PAG-ASA -- CBS News correspondent Seth Doane began his journey to the South China Sea in Manila, the capital of the Philippines. There are no commercial flights to the island of Pag-Asa, where they were headed, so they hired a small plane to get there.
From the air, they started to appreciate how scattered the territorial claims are. Below, different features, including shoals, reefs and atolls, are claimed by different countries ranging from the Philippines and China, to Malaysia and Vietnam.
They landed on Pag-Asa, an island inhabited by Filipinos defiantly staking claim to the territory that China insists it owns.
Seth met Eugenio Bito-Onon Junior, the mayor of Pag-Asa.

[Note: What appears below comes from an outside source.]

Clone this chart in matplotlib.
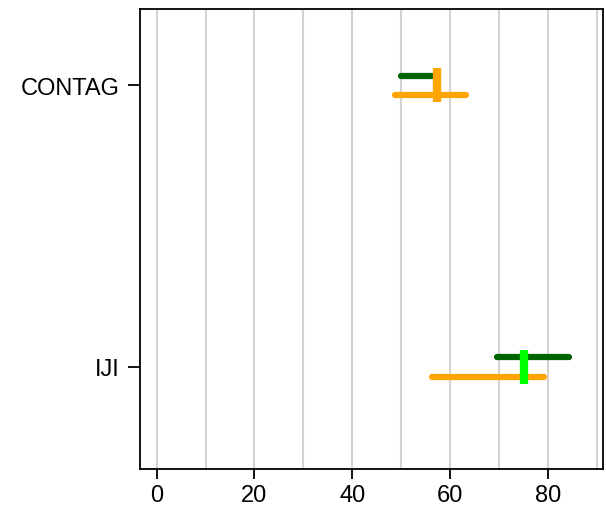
import matplotlib.pyplot as plt

# interval estimates per metric
metrics = ["IJI", "CONTAG"]
dark_lo = [69.6, 50.0]
dark_hi = [84.3, 56.3]
orange_lo = [56.4, 48.7]
orange_hi = [79.2, 63.3]
point_val = [75.2, 57.3]
point_col = ["#00FF00", "#FFA500"]

plt.rcParams['font.family'] = ['Liberation Sans', 'DejaVu Sans']

fig = plt.figure(figsize=(6.06, 5.10), dpi=100)
ax = fig.add_axes([140 / 606, 1 - 470 / 510, 463 / 606, 460 / 510])

pos = list(range(1, len(metrics) + 1))
off = 0.034
for i, y in enumerate(pos):
    ax.plot([dark_lo[i], dark_hi[i]], [y + off, y + off], color="#006400",
            lw=4.5, solid_capstyle="round", zorder=3)
    ax.plot([orange_lo[i], orange_hi[i]], [y - off, y - off], color="#FFA500",
            lw=4.5, solid_capstyle="round", zorder=3)
    ax.vlines(point_val[i], y - 0.06, y + 0.06, color=point_col[i], lw=6, zorder=4)

ax.set_xlim(-3.4, 91.3)
ax.set_ylim(0.638, 2.27)
ax.set_xticks([0, 20, 40, 60, 80])
ax.set_xticks(range(0, 100, 10), minor=True)
ax.set_yticks(pos)
ax.set_yticklabels(metrics)
ax.grid(axis="x", which="both", color="#D3D3D3", lw=1.5)
ax.set_axisbelow(True)
ax.tick_params(axis="both", labelsize=17, width=1.3, colors="black")
ax.tick_params(axis="y", length=9, pad=6)
ax.tick_params(axis="x", length=7, pad=4)
ax.tick_params(axis="x", which="minor", length=0)
for s in ax.spines.values():
    s.set_linewidth(1.3)

fig.savefig("out.png", dpi=100)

Not many mayors of 100 or so people are on the front lines of an international dispute like this.
"We are local- a municipality, but the concerns are international," Mayor Bito-Onon told CBS News.
He called living on the island an "exercise in sovereignty," and said each home, each citizen, each birth or marriage on Pag-Asa helps his country stake its claim on the land.
Pag-Asa is just 13 miles from one of the islands the Chinese have been expanding.
"Before, tension was not so heightened," said Bito-Onon, "but just lately in the past three years it has become more heightened." He said the Chinese have escalated their "bullying" and "harassment" of the islanders.
The mayor told Doane stories of Chinese warships passing not far from their shores.
The CBS News team wanted to get out onto the water to investigate for themselves, but bad weather and high seas kept them on land much longer than expected. Finally, five days later, the weather cleared.
Doane and his team hired local fishermen to ferry them out to the reef on their boat. It wasn't easy to convince the fishermen to take them toward Subi Reef -- the Chinese island. They worried about being detained by the Chinese.
Doane and his team were also worried about the sea-worthiness of the fishing boats --which generally ferry more grouper or squid than foreign journalists.
They headed out through the rough waters until they saw the Chinese island emerge on the horizon. Subi Reef has been inhabited by the Chinese since 1988, but in July 2014 it started undergoing a massive expansion.
As their boat drew closer, a warning signal appeared in the distance - beacon lights. Their captain started to get nervous as several more warning signals were flashed at them and decided it was time to get out of there. The team took what pictures they could through the haze, and turned back to safer shores.
Later, boat captain Romulo Barcoma told Doane he thought getting close to the Chinese island was dangerous. He said he was worried about his passengers' safety as well as his own, and wanted to get back to Pag-Asa.
From the shores of Pag-Asa at night, the dark horizon turns brighter, as neighboring Subi Reef grows bigger.
The islands sprouting up around him are "bigger than what God has made in this place naturally," quipped Mayor Bito-Onon.
Satellite images appear to show enough space on Subi Reef for an airstrip, and it is believed that ultimately the island will have one on it.